* **Problem description**:
Return the material word for word. Do not include pictures.

* **Provided data**:
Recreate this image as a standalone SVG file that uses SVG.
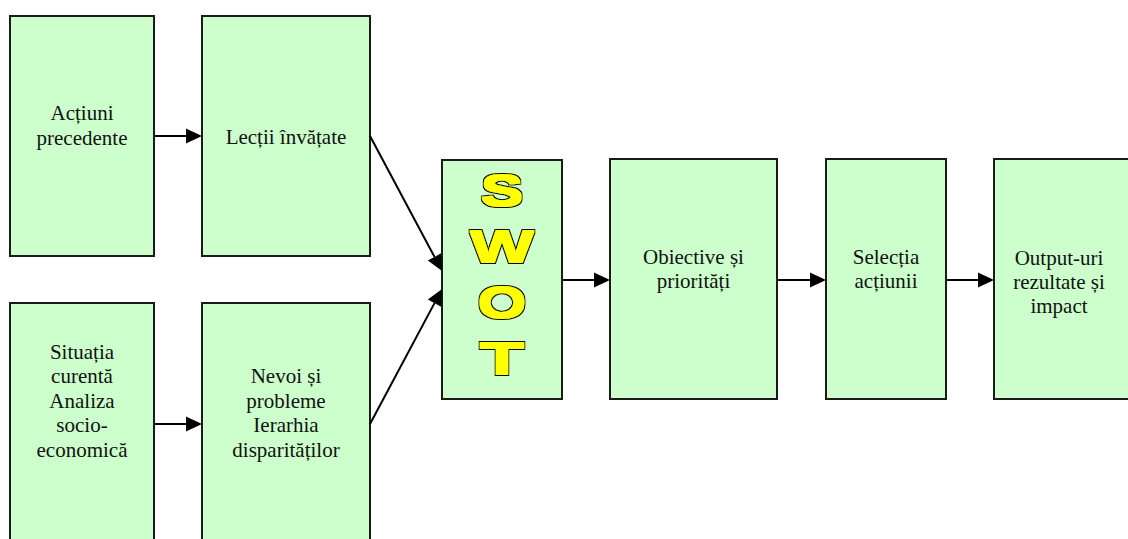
<svg xmlns="http://www.w3.org/2000/svg" width="1128" height="539" viewBox="0 0 1128 539">
<style>
.box{fill:#CCFFCC;stroke:#1a1a1a;stroke-width:2}
.lbl{font-family:"Liberation Serif","Times New Roman",serif;font-size:21px;fill:#111;text-anchor:middle}
.conn{stroke:#000;stroke-width:2;fill:none}
.swot{font-family:"Liberation Sans",Arial,sans-serif;font-weight:bold;font-size:45px;fill:#FFFF00;text-anchor:middle;filter:url(#heavy)}
</style>
<defs>
<marker id="ah" markerUnits="userSpaceOnUse" markerWidth="17" markerHeight="16" refX="0" refY="7.5" orient="auto" overflow="visible">
<path d="M0,0 L16,7.5 L0,15 Z" fill="#000"/>
</marker>
<filter id="heavy" x="-30%" y="-30%" width="160%" height="160%">
<feMorphology in="SourceAlpha" operator="dilate" radius="2.3" result="outer"/>
<feFlood flood-color="#111"/>
<feComposite in2="outer" operator="in" result="black"/>
<feMorphology in="SourceGraphic" operator="dilate" radius="1.1" result="yel"/>
<feMerge><feMergeNode in="black"/><feMergeNode in="yel"/></feMerge>
</filter>
</defs>
<rect width="1128" height="539" fill="#fff"/>
<g id="n-actiuni">
<rect class="box" x="10" y="16" width="144" height="240"/>
<text class="lbl" x="82" y="120">Acțiuni</text>
<text class="lbl" x="82" y="145">precedente</text>
</g>
<g id="n-lectii">
<rect class="box" x="202" y="16" width="168" height="240"/>
<text class="lbl" x="286" y="144">Lecții învățate</text>
</g>
<g id="n-situatia">
<rect class="box" x="10" y="303" width="144" height="250"/>
<text class="lbl" x="82" y="359">Situația</text>
<text class="lbl" x="82" y="383">curentă</text>
<text class="lbl" x="82" y="408">Analiza</text>
<text class="lbl" x="82" y="432">socio-</text>
<text class="lbl" x="82" y="457">economică</text>
</g>
<g id="n-nevoi">
<rect class="box" x="202" y="303" width="168" height="250"/>
<text class="lbl" x="286" y="383">Nevoi și</text>
<text class="lbl" x="286" y="408">probleme</text>
<text class="lbl" x="286" y="432">Ierarhia</text>
<text class="lbl" x="286" y="457">disparităților</text>
</g>
<g id="n-swot">
<rect class="box" x="442" y="160" width="120" height="239"/>
<text class="swot" x="502" y="205.5" textLength="42" lengthAdjust="spacingAndGlyphs">S</text>
<text class="swot" x="502" y="261.5" textLength="63" lengthAdjust="spacingAndGlyphs">W</text>
<text class="swot" x="502" y="317.5" textLength="48" lengthAdjust="spacingAndGlyphs">O</text>
<text class="swot" x="502" y="373.5" textLength="44" lengthAdjust="spacingAndGlyphs">T</text>
</g>
<g id="n-obiective">
<rect class="box" x="610" y="159" width="167" height="240"/>
<text class="lbl" x="693.5" y="264">Obiective și</text>
<text class="lbl" x="693.5" y="288">priorități</text>
</g>
<g id="n-selectia">
<rect class="box" x="826" y="159" width="120" height="240"/>
<text class="lbl" x="886" y="264">Selecția</text>
<text class="lbl" x="886" y="288">acțiunii</text>
</g>
<g id="n-output">
<rect class="box" x="994" y="159" width="140" height="240"/>
<text class="lbl" x="1059" y="265">Output-uri</text>
<text class="lbl" x="1059" y="289">rezultate și</text>
<text class="lbl" x="1059" y="313">impact</text>
</g>
<g id="connectors">
<line class="conn" x1="154" y1="136" x2="186" y2="136" marker-end="url(#ah)"/>
<line class="conn" x1="154" y1="424" x2="186" y2="424" marker-end="url(#ah)"/>
<line class="conn" x1="370" y1="136" x2="434.5" y2="256.9" marker-end="url(#ah)"/>
<line class="conn" x1="370" y1="424" x2="434.5" y2="303.1" marker-end="url(#ah)"/>
<line class="conn" x1="562" y1="280" x2="594" y2="280" marker-end="url(#ah)"/>
<line class="conn" x1="777" y1="280" x2="810" y2="280" marker-end="url(#ah)"/>
<line class="conn" x1="946" y1="280" x2="978" y2="280" marker-end="url(#ah)"/>
</g>
</svg>
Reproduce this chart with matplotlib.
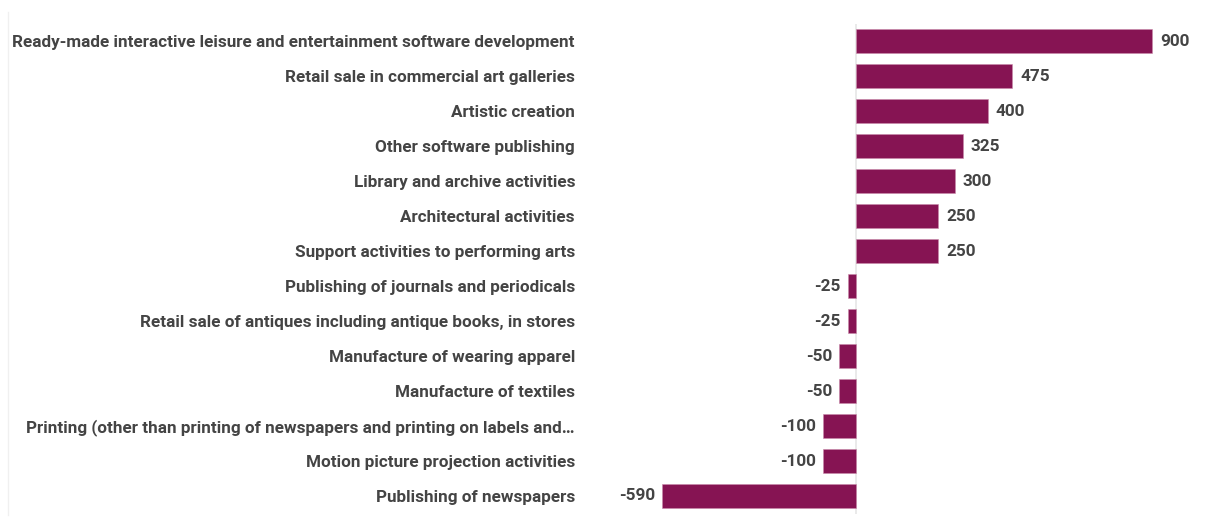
import matplotlib.pyplot as plt
from matplotlib.lines import Line2D

plt.rcParams['font.family'] = ['Roboto', 'DejaVu Sans']

categories = [
    "Ready-made interactive leisure and entertainment software development",
    "Retail sale in commercial art galleries",
    "Artistic creation",
    "Other software publishing",
    "Library and archive activities",
    "Architectural activities",
    "Support activities to performing arts",
    "Publishing of journals and periodicals",
    "Retail sale of antiques including antique books, in stores",
    "Manufacture of wearing apparel",
    "Manufacture of textiles",
    "Printing (other than printing of newspapers and printing on labels and\u2026",
    "Motion picture projection activities",
    "Publishing of newspapers",
]
values = [900, 475, 400, 325, 300, 250, 250, -25, -25, -50, -50, -100, -100, -590]

bar_color = "#861453"
text_color = "#444444"

W, H = 1205, 520
fig = plt.figure(figsize=(W / 100, H / 100), dpi=100)
ax = fig.add_axes([600 / W, 1 - 513.5 / H, 605 / W, 490 / H])

ypos = list(range(len(categories)))
ax.barh(ypos, values, height=0.68, color=bar_color, edgecolor="#c98aaa", linewidth=0.4, zorder=2)
ax.set_xlim(-778, 1061)
ax.set_ylim(len(categories) - 0.5, -0.5)

ax.axvline(0, color="#e6e6e6", linewidth=1.2, zorder=1)

ax.set_yticks(ypos)
ax.set_yticklabels(categories, fontsize=12.3, fontweight="bold", color=text_color)
ax.tick_params(axis="y", length=0, pad=18)
ax.set_xticks([])
for s in ax.spines.values():
    s.set_visible(False)

for y, v in zip(ypos, values):
    if v >= 0:
        ax.annotate(str(v), (v, y), xytext=(5.8, 0), textcoords="offset points",
                    ha="left", va="center", fontsize=12.3, fontweight="bold", color=text_color)
    else:
        ax.annotate(str(v), (v, y), xytext=(-5, 0), textcoords="offset points",
                    ha="right", va="center", fontsize=12.3, fontweight="bold", color=text_color)

# faint left border line
fig.add_artist(Line2D([8 / W, 8 / W], [1 - 515 / H, 1 - 12 / H], color="#f0f0f0", linewidth=1))

fig.savefig("out.png", dpi=100, facecolor="white")
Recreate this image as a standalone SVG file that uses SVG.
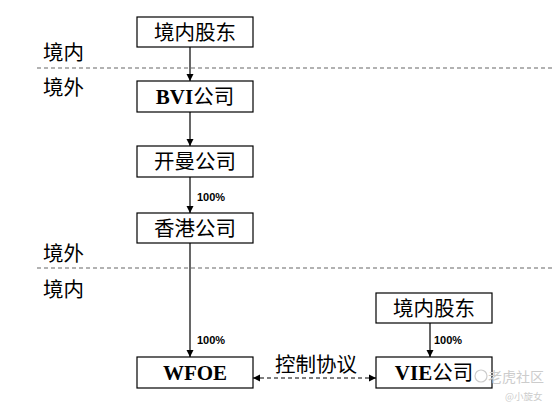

* **Task solution**:
Recreate this image as a standalone SVG file that uses SVG.
<svg xmlns="http://www.w3.org/2000/svg" width="1128" height="539" viewBox="0 0 1128 539">
<style>
.box{fill:#CCFFCC;stroke:#1a1a1a;stroke-width:2}
.lbl{font-family:"Liberation Serif","Times New Roman",serif;font-size:21px;fill:#111;text-anchor:middle}
.conn{stroke:#000;stroke-width:2;fill:none}
.swot{font-family:"Liberation Sans",Arial,sans-serif;font-weight:bold;font-size:45px;fill:#FFFF00;text-anchor:middle;filter:url(#heavy)}
</style>
<defs>
<marker id="ah" markerUnits="userSpaceOnUse" markerWidth="17" markerHeight="16" refX="0" refY="7.5" orient="auto" overflow="visible">
<path d="M0,0 L16,7.5 L0,15 Z" fill="#000"/>
</marker>
<filter id="heavy" x="-30%" y="-30%" width="160%" height="160%">
<feMorphology in="SourceAlpha" operator="dilate" radius="2.3" result="outer"/>
<feFlood flood-color="#111"/>
<feComposite in2="outer" operator="in" result="black"/>
<feMorphology in="SourceGraphic" operator="dilate" radius="1.1" result="yel"/>
<feMerge><feMergeNode in="black"/><feMergeNode in="yel"/></feMerge>
</filter>
</defs>
<rect width="1128" height="539" fill="#fff"/>
<g id="n-actiuni">
<rect class="box" x="10" y="16" width="144" height="240"/>
<text class="lbl" x="82" y="120">Acțiuni</text>
<text class="lbl" x="82" y="145">precedente</text>
</g>
<g id="n-lectii">
<rect class="box" x="202" y="16" width="168" height="240"/>
<text class="lbl" x="286" y="144">Lecții învățate</text>
</g>
<g id="n-situatia">
<rect class="box" x="10" y="303" width="144" height="250"/>
<text class="lbl" x="82" y="359">Situația</text>
<text class="lbl" x="82" y="383">curentă</text>
<text class="lbl" x="82" y="408">Analiza</text>
<text class="lbl" x="82" y="432">socio-</text>
<text class="lbl" x="82" y="457">economică</text>
</g>
<g id="n-nevoi">
<rect class="box" x="202" y="303" width="168" height="250"/>
<text class="lbl" x="286" y="383">Nevoi și</text>
<text class="lbl" x="286" y="408">probleme</text>
<text class="lbl" x="286" y="432">Ierarhia</text>
<text class="lbl" x="286" y="457">disparităților</text>
</g>
<g id="n-swot">
<rect class="box" x="442" y="160" width="120" height="239"/>
<text class="swot" x="502" y="205.5" textLength="42" lengthAdjust="spacingAndGlyphs">S</text>
<text class="swot" x="502" y="261.5" textLength="63" lengthAdjust="spacingAndGlyphs">W</text>
<text class="swot" x="502" y="317.5" textLength="48" lengthAdjust="spacingAndGlyphs">O</text>
<text class="swot" x="502" y="373.5" textLength="44" lengthAdjust="spacingAndGlyphs">T</text>
</g>
<g id="n-obiective">
<rect class="box" x="610" y="159" width="167" height="240"/>
<text class="lbl" x="693.5" y="264">Obiective și</text>
<text class="lbl" x="693.5" y="288">priorități</text>
</g>
<g id="n-selectia">
<rect class="box" x="826" y="159" width="120" height="240"/>
<text class="lbl" x="886" y="264">Selecția</text>
<text class="lbl" x="886" y="288">acțiunii</text>
</g>
<g id="n-output">
<rect class="box" x="994" y="159" width="140" height="240"/>
<text class="lbl" x="1059" y="265">Output-uri</text>
<text class="lbl" x="1059" y="289">rezultate și</text>
<text class="lbl" x="1059" y="313">impact</text>
</g>
<g id="connectors">
<line class="conn" x1="154" y1="136" x2="186" y2="136" marker-end="url(#ah)"/>
<line class="conn" x1="154" y1="424" x2="186" y2="424" marker-end="url(#ah)"/>
<line class="conn" x1="370" y1="136" x2="434.5" y2="256.9" marker-end="url(#ah)"/>
<line class="conn" x1="370" y1="424" x2="434.5" y2="303.1" marker-end="url(#ah)"/>
<line class="conn" x1="562" y1="280" x2="594" y2="280" marker-end="url(#ah)"/>
<line class="conn" x1="777" y1="280" x2="810" y2="280" marker-end="url(#ah)"/>
<line class="conn" x1="946" y1="280" x2="978" y2="280" marker-end="url(#ah)"/>
</g>
</svg>
Reproduce this chart with matplotlib.
import matplotlib.pyplot as plt
from matplotlib.lines import Line2D

plt.rcParams['font.family'] = ['Roboto', 'DejaVu Sans']

categories = [
    "Ready-made interactive leisure and entertainment software development",
    "Retail sale in commercial art galleries",
    "Artistic creation",
    "Other software publishing",
    "Library and archive activities",
    "Architectural activities",
    "Support activities to performing arts",
    "Publishing of journals and periodicals",
    "Retail sale of antiques including antique books, in stores",
    "Manufacture of wearing apparel",
    "Manufacture of textiles",
    "Printing (other than printing of newspapers and printing on labels and\u2026",
    "Motion picture projection activities",
    "Publishing of newspapers",
]
values = [900, 475, 400, 325, 300, 250, 250, -25, -25, -50, -50, -100, -100, -590]

bar_color = "#861453"
text_color = "#444444"

W, H = 1205, 520
fig = plt.figure(figsize=(W / 100, H / 100), dpi=100)
ax = fig.add_axes([600 / W, 1 - 513.5 / H, 605 / W, 490 / H])

ypos = list(range(len(categories)))
ax.barh(ypos, values, height=0.68, color=bar_color, edgecolor="#c98aaa", linewidth=0.4, zorder=2)
ax.set_xlim(-778, 1061)
ax.set_ylim(len(categories) - 0.5, -0.5)

ax.axvline(0, color="#e6e6e6", linewidth=1.2, zorder=1)

ax.set_yticks(ypos)
ax.set_yticklabels(categories, fontsize=12.3, fontweight="bold", color=text_color)
ax.tick_params(axis="y", length=0, pad=18)
ax.set_xticks([])
for s in ax.spines.values():
    s.set_visible(False)

for y, v in zip(ypos, values):
    if v >= 0:
        ax.annotate(str(v), (v, y), xytext=(5.8, 0), textcoords="offset points",
                    ha="left", va="center", fontsize=12.3, fontweight="bold", color=text_color)
    else:
        ax.annotate(str(v), (v, y), xytext=(-5, 0), textcoords="offset points",
                    ha="right", va="center", fontsize=12.3, fontweight="bold", color=text_color)

# faint left border line
fig.add_artist(Line2D([8 / W, 8 / W], [1 - 515 / H, 1 - 12 / H], color="#f0f0f0", linewidth=1))

fig.savefig("out.png", dpi=100, facecolor="white")
Recreate this image as a standalone SVG file that uses SVG.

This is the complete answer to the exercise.